= WHAT IS BEING ASKED =
Copy every line from the material below that holds "this".

= EXERCISE MATERIAL =
Start
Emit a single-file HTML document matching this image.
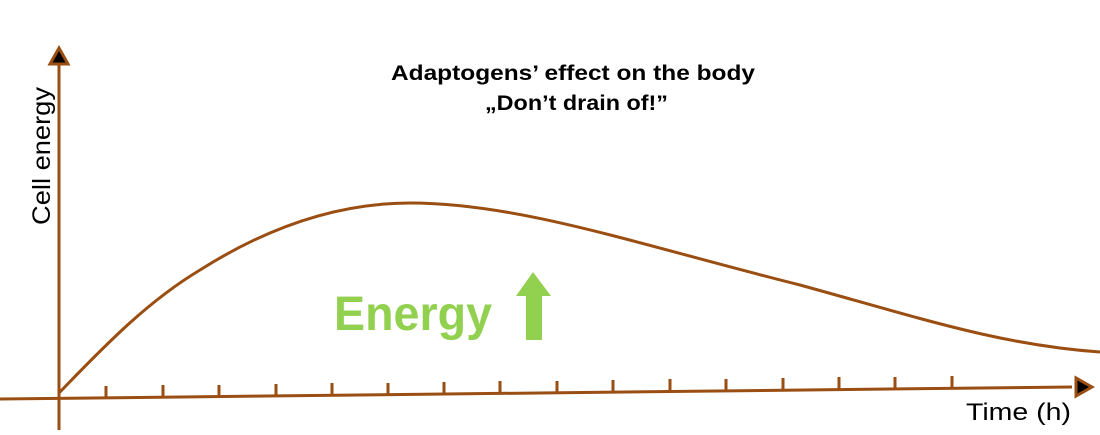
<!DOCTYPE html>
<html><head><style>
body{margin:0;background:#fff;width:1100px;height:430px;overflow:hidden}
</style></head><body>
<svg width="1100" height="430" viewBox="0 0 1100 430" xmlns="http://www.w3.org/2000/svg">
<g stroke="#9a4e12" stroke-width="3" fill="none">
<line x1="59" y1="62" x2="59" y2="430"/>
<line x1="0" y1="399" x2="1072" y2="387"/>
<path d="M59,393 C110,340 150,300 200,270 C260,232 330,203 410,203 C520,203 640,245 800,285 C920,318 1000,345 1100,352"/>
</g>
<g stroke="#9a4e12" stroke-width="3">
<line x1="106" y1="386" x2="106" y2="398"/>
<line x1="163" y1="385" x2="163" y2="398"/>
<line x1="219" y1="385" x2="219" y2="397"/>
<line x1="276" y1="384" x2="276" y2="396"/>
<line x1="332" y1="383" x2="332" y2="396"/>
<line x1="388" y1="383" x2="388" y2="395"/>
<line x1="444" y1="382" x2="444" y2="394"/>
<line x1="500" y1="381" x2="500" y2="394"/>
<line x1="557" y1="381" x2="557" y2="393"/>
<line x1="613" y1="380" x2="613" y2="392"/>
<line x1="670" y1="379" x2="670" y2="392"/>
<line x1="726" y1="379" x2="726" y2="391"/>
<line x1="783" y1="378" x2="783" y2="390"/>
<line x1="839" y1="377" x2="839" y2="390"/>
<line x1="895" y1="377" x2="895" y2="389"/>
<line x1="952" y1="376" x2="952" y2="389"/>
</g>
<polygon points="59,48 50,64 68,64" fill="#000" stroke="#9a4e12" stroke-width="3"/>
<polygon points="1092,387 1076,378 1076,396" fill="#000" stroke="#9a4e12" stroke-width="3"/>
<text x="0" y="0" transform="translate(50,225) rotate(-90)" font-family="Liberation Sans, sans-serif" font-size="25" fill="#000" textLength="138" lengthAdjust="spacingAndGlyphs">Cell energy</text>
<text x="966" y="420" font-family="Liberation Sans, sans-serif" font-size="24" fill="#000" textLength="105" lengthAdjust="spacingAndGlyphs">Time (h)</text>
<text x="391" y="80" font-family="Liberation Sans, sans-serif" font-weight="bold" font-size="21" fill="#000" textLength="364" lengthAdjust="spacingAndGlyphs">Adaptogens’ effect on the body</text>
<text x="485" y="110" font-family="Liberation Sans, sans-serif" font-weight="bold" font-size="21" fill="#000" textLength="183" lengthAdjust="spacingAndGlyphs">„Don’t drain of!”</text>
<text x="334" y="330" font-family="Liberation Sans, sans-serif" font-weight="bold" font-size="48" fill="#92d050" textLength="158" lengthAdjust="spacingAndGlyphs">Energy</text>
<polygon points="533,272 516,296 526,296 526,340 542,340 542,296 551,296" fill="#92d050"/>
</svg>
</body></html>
End
Start
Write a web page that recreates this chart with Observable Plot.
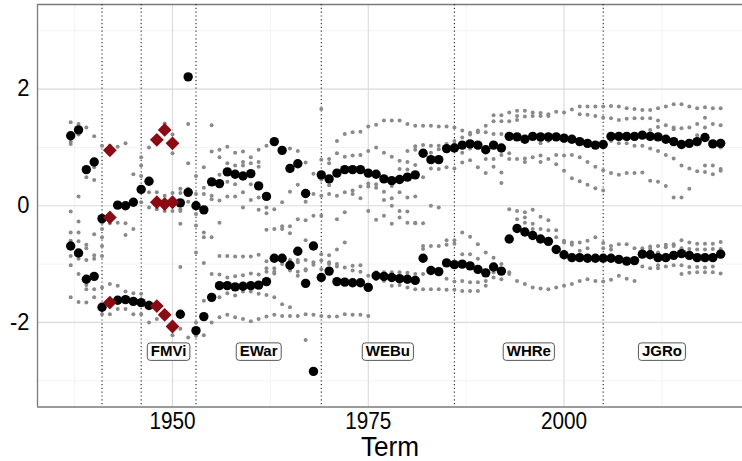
End
= EXPECTED OUTPUT =
Emit a single-file HTML document matching this image.
Write a web page that recreates this chart with Observable Plot.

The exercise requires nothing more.